**Your task**
Select all lines holding the word "this" from the entries that follow.
start Records provided
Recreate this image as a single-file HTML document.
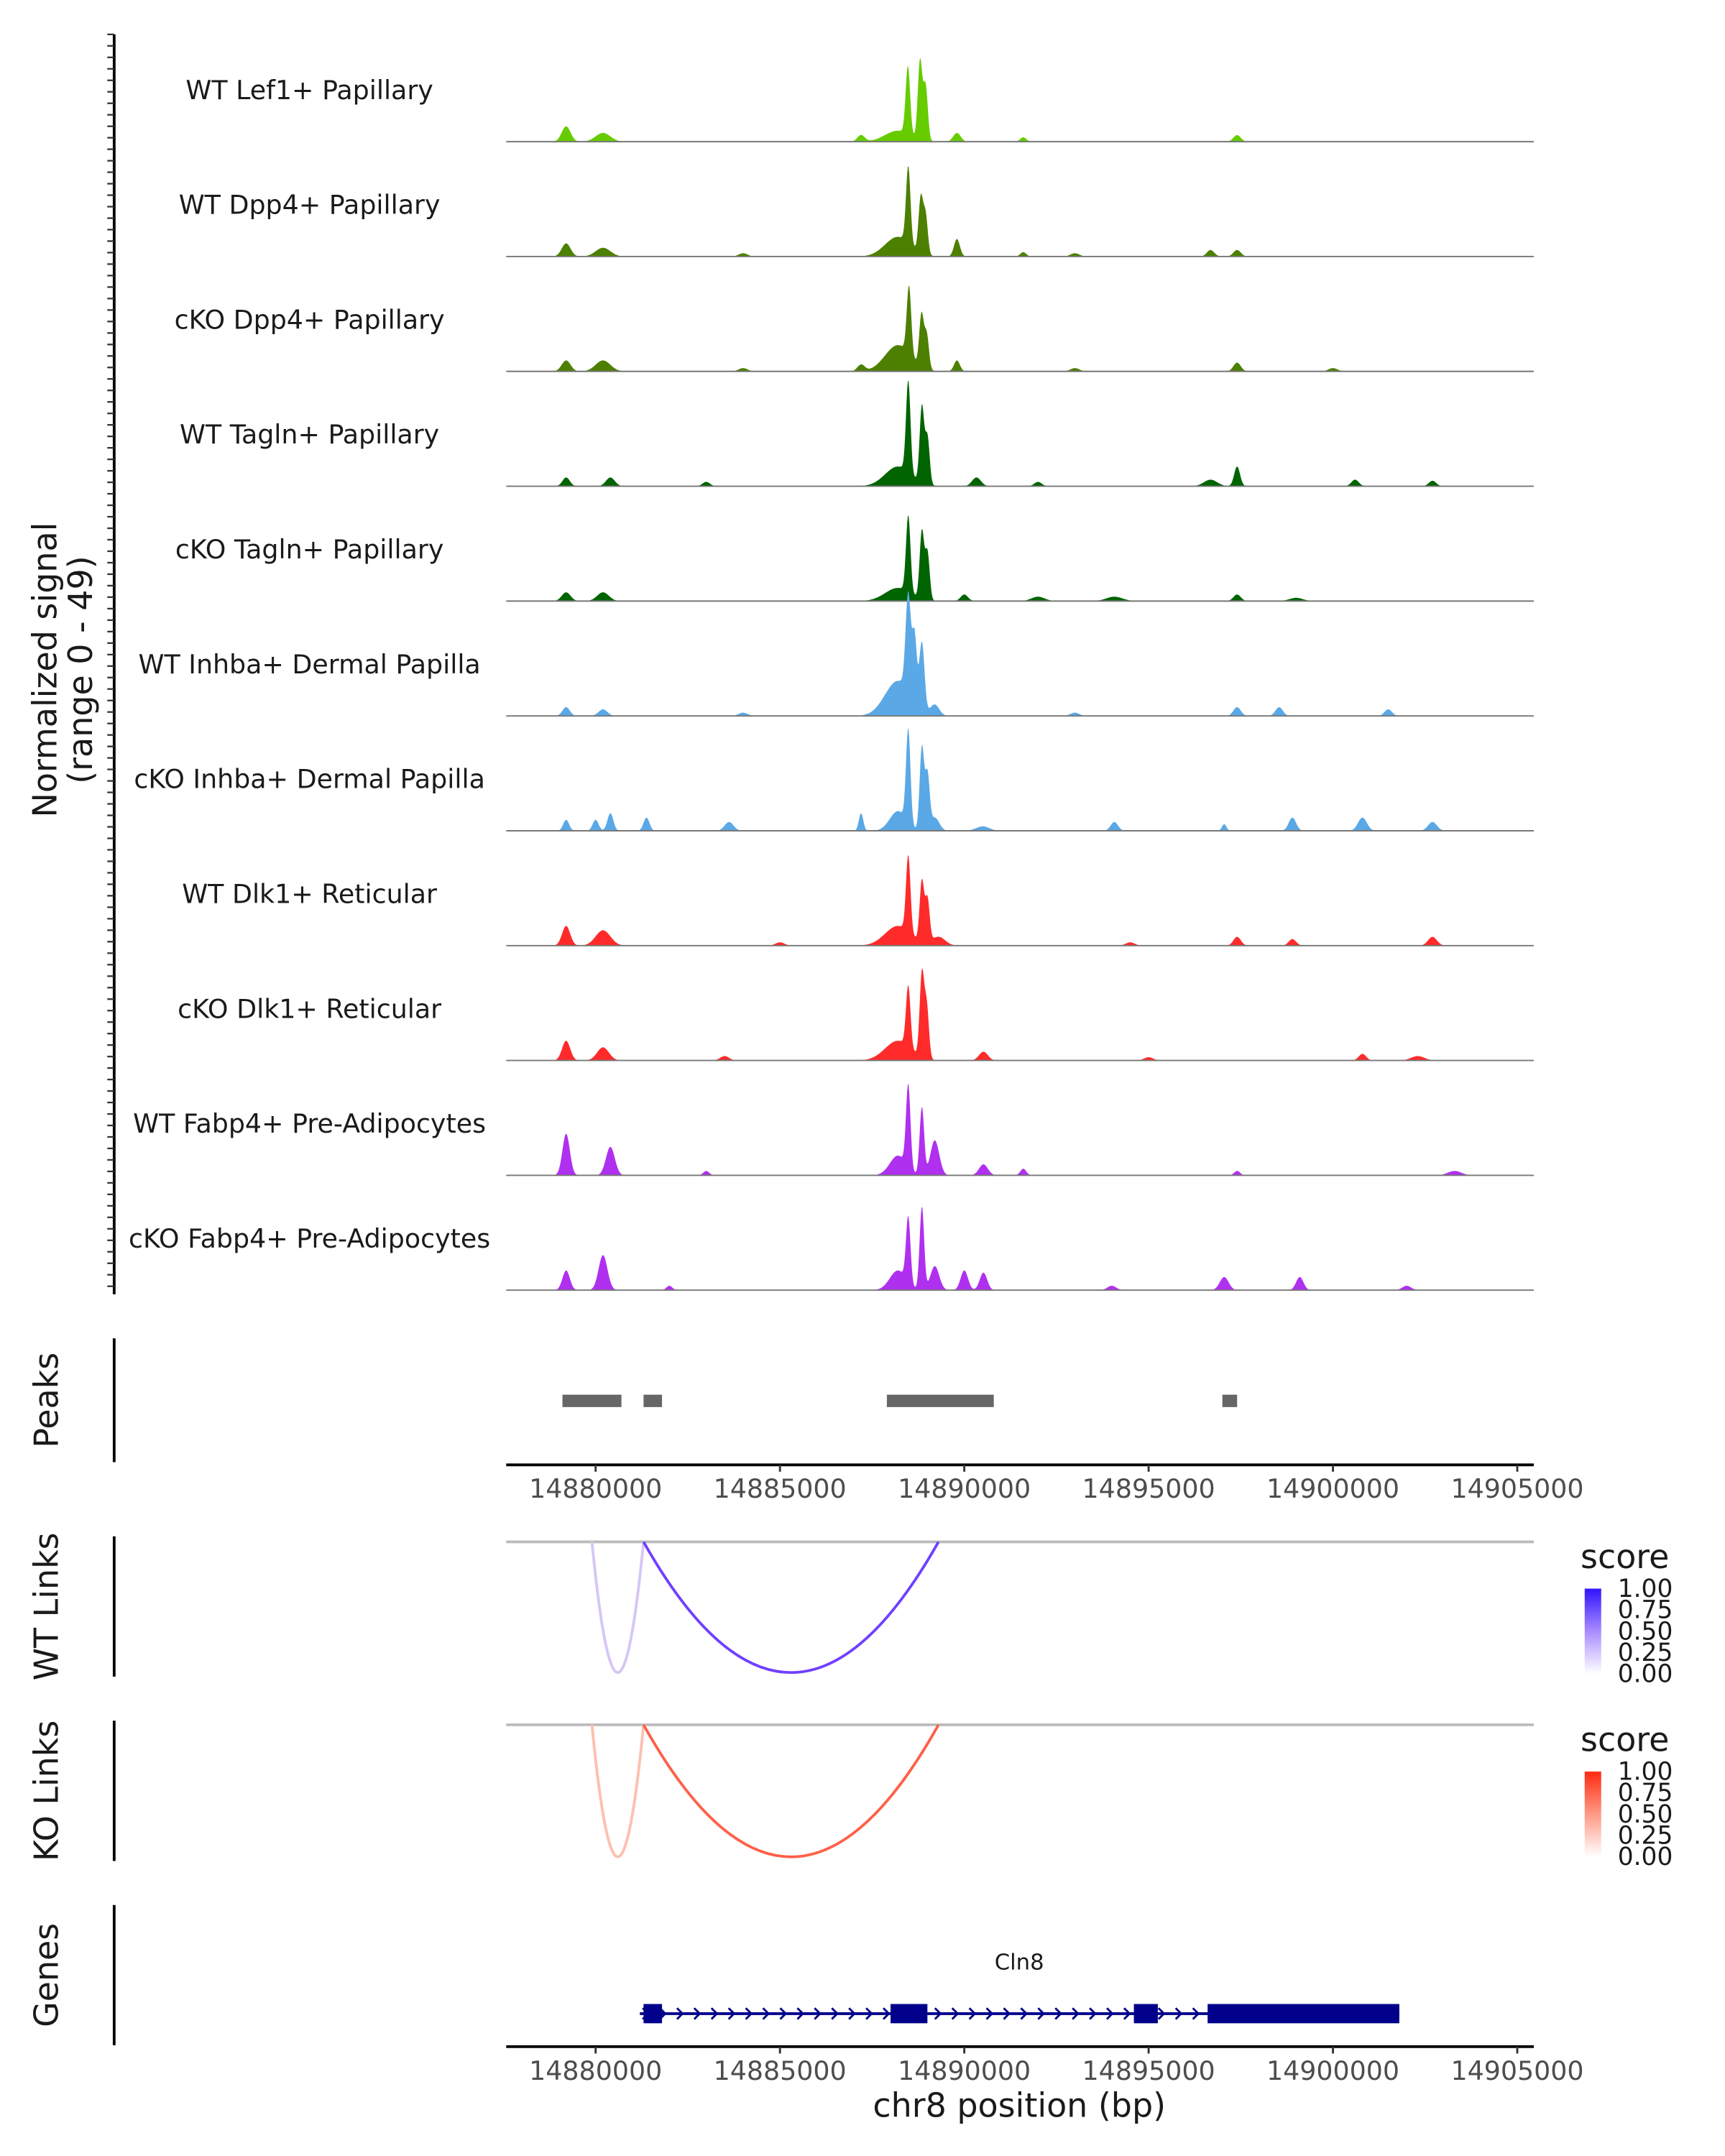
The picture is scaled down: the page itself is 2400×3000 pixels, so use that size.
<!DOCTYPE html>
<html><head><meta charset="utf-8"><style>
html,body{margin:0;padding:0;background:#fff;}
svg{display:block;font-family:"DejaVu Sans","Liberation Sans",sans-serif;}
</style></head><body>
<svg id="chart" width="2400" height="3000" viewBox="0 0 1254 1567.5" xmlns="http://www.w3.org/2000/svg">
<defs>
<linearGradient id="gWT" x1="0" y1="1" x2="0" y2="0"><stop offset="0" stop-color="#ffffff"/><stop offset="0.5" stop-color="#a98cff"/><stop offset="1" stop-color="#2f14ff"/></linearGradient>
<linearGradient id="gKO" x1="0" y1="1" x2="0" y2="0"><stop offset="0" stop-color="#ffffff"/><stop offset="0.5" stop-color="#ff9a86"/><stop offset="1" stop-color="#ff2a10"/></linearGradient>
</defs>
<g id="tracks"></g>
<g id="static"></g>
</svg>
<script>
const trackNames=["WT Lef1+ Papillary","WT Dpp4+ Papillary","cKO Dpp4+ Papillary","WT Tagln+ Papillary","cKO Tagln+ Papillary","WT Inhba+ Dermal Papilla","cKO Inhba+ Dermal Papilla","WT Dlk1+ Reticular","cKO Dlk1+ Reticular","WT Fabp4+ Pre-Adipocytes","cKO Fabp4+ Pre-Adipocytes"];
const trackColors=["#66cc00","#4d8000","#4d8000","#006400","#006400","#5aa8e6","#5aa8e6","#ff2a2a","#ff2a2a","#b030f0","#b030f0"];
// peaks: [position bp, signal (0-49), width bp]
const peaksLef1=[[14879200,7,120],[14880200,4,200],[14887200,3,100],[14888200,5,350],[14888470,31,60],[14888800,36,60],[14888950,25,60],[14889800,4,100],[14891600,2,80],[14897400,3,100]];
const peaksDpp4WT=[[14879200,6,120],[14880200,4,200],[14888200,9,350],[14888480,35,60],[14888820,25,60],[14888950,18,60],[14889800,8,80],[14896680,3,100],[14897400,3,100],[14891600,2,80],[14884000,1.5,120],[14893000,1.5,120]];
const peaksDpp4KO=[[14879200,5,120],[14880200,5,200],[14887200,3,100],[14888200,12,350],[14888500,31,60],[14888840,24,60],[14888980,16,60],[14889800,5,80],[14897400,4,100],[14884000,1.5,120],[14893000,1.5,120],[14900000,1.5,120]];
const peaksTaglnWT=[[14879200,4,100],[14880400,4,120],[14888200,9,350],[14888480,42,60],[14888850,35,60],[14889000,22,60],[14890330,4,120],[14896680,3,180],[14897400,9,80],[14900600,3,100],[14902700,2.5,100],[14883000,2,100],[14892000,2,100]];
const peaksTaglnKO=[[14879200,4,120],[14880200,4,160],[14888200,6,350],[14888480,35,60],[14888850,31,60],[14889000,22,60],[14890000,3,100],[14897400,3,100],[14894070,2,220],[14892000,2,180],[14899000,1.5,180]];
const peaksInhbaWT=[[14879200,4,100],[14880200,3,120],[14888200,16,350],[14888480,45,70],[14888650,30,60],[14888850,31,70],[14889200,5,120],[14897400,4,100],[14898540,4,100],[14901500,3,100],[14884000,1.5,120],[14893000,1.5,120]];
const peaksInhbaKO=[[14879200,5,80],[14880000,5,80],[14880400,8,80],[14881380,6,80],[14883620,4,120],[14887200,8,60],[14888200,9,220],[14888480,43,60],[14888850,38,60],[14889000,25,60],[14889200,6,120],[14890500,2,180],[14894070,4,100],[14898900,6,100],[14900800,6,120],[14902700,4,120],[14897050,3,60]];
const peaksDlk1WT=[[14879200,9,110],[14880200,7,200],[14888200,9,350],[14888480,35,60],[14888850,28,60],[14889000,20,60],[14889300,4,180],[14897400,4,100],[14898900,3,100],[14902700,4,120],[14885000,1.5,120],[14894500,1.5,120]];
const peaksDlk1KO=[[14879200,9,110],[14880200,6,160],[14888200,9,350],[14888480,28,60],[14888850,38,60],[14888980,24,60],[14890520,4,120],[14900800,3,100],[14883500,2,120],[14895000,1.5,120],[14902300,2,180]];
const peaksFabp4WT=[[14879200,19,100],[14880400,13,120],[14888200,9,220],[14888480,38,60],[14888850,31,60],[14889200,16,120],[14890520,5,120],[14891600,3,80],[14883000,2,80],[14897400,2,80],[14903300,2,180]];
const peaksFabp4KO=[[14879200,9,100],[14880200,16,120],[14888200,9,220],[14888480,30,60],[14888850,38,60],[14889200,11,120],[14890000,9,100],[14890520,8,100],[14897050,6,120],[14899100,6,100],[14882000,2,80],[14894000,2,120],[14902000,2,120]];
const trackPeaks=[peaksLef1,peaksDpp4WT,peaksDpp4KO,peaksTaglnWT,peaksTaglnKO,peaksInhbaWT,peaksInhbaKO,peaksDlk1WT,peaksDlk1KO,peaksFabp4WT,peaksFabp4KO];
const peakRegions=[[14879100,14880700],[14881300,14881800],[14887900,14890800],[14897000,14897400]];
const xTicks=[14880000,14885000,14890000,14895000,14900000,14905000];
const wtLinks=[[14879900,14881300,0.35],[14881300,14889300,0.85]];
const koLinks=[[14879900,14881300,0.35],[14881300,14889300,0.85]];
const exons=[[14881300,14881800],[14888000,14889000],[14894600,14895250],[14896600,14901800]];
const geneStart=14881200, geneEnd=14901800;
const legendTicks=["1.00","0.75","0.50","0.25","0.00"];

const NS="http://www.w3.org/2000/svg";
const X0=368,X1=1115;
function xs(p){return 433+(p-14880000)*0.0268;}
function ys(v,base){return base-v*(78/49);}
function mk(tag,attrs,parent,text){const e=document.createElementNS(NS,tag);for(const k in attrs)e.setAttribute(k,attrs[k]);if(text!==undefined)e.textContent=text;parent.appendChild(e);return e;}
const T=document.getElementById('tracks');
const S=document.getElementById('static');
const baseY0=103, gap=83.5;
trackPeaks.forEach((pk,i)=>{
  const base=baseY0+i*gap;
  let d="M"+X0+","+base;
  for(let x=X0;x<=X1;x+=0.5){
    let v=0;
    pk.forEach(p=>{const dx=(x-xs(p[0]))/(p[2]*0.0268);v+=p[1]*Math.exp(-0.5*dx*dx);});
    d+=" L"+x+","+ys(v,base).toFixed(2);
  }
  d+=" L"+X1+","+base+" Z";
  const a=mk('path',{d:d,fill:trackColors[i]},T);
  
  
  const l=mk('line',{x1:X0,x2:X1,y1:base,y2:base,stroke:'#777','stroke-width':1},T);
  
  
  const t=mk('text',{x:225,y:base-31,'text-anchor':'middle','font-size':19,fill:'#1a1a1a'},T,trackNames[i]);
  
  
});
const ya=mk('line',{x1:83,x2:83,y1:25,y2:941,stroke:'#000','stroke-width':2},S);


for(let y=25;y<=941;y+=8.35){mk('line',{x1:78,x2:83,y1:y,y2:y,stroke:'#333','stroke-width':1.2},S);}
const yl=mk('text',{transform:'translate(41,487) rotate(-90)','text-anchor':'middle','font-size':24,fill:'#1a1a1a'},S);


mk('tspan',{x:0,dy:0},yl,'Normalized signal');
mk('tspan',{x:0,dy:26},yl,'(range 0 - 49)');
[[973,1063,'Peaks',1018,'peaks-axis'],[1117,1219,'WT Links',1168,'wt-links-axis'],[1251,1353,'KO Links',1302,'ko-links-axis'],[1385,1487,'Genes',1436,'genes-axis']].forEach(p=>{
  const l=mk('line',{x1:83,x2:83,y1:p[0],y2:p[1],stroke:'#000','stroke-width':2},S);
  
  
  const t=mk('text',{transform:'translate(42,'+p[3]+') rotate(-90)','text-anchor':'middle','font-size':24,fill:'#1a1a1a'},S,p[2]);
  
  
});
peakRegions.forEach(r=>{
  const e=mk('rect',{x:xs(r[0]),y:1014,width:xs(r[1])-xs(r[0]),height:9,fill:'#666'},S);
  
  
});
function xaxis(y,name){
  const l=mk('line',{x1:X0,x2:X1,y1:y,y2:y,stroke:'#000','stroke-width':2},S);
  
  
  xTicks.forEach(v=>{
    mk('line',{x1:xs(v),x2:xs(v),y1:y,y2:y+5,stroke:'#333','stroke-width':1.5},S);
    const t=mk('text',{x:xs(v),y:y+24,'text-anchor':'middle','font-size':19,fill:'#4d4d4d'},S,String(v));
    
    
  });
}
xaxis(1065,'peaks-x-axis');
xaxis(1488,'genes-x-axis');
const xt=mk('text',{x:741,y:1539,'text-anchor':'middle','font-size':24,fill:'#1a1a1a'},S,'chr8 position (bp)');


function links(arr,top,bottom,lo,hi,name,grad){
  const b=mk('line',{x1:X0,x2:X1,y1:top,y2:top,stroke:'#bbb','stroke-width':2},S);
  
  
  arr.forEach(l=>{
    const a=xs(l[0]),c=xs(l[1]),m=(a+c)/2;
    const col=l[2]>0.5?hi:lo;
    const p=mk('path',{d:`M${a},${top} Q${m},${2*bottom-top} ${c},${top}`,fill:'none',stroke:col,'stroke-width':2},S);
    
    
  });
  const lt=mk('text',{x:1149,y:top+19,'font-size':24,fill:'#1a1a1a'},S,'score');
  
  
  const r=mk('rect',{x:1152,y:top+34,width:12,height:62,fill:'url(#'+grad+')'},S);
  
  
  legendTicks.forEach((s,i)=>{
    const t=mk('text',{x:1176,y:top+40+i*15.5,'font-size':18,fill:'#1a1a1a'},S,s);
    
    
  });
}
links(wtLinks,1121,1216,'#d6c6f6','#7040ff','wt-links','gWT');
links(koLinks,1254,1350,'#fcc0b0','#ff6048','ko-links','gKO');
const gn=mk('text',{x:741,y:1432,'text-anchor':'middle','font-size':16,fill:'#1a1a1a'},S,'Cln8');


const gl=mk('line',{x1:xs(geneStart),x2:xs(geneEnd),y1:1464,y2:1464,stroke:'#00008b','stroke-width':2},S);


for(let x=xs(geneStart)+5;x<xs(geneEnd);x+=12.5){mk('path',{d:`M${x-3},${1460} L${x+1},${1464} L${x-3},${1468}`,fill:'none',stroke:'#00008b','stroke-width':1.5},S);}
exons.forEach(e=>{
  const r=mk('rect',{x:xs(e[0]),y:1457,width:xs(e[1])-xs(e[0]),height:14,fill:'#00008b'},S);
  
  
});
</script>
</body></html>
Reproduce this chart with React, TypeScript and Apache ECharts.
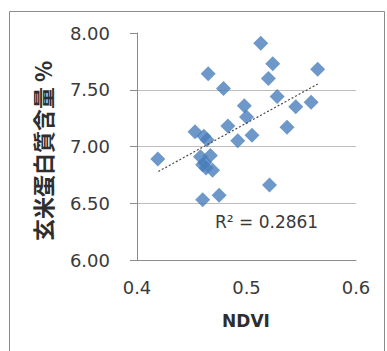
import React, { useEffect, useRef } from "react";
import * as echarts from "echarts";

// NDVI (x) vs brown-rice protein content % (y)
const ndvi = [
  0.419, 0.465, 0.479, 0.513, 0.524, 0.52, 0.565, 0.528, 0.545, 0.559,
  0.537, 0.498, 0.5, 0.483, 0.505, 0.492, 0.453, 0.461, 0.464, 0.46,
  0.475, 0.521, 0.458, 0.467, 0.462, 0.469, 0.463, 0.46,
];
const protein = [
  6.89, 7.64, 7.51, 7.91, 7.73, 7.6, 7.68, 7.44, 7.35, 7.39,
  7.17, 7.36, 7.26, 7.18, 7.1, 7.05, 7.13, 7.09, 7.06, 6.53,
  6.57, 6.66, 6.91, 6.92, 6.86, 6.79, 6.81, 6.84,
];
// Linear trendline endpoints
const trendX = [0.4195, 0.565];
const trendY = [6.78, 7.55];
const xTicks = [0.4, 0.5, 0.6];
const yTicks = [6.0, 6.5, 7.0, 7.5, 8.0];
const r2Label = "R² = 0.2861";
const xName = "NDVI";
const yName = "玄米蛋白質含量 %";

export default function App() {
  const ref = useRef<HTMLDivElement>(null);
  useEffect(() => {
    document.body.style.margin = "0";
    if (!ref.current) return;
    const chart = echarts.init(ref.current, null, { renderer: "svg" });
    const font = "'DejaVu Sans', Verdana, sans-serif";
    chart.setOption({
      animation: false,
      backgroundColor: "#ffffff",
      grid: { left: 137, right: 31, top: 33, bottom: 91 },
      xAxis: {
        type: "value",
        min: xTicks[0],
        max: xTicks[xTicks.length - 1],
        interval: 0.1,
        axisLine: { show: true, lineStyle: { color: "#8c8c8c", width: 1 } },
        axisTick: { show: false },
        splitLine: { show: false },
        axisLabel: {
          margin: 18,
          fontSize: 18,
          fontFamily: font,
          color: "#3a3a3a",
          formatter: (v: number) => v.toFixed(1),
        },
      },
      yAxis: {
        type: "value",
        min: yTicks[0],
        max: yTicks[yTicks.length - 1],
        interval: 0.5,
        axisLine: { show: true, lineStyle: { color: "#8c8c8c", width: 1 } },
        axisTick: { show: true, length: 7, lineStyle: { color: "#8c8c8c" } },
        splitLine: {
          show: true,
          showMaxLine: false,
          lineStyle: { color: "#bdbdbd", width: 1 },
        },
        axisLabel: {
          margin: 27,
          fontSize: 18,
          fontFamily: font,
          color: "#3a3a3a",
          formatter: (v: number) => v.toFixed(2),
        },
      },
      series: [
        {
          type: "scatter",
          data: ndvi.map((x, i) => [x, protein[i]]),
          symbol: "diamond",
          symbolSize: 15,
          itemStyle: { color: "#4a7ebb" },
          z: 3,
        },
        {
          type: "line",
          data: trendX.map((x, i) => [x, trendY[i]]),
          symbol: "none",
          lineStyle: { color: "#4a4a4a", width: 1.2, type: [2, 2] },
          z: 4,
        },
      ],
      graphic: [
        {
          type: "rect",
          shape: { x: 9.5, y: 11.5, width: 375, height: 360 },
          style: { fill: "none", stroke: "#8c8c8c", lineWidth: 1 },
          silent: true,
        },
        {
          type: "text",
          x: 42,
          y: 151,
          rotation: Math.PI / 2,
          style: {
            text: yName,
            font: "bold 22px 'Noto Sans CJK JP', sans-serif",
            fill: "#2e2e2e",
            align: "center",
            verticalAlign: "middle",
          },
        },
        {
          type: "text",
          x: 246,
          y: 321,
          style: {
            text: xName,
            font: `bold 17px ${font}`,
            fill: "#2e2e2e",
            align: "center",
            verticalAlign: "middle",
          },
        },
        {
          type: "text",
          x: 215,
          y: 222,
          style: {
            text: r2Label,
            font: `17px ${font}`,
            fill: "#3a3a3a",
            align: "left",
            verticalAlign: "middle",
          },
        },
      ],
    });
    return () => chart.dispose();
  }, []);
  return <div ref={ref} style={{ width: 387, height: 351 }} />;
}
end Records provided
**Result of the exercise**
Recreate this image as a single-file HTML document.
Reproduce this chart with React, TypeScript and Apache ECharts.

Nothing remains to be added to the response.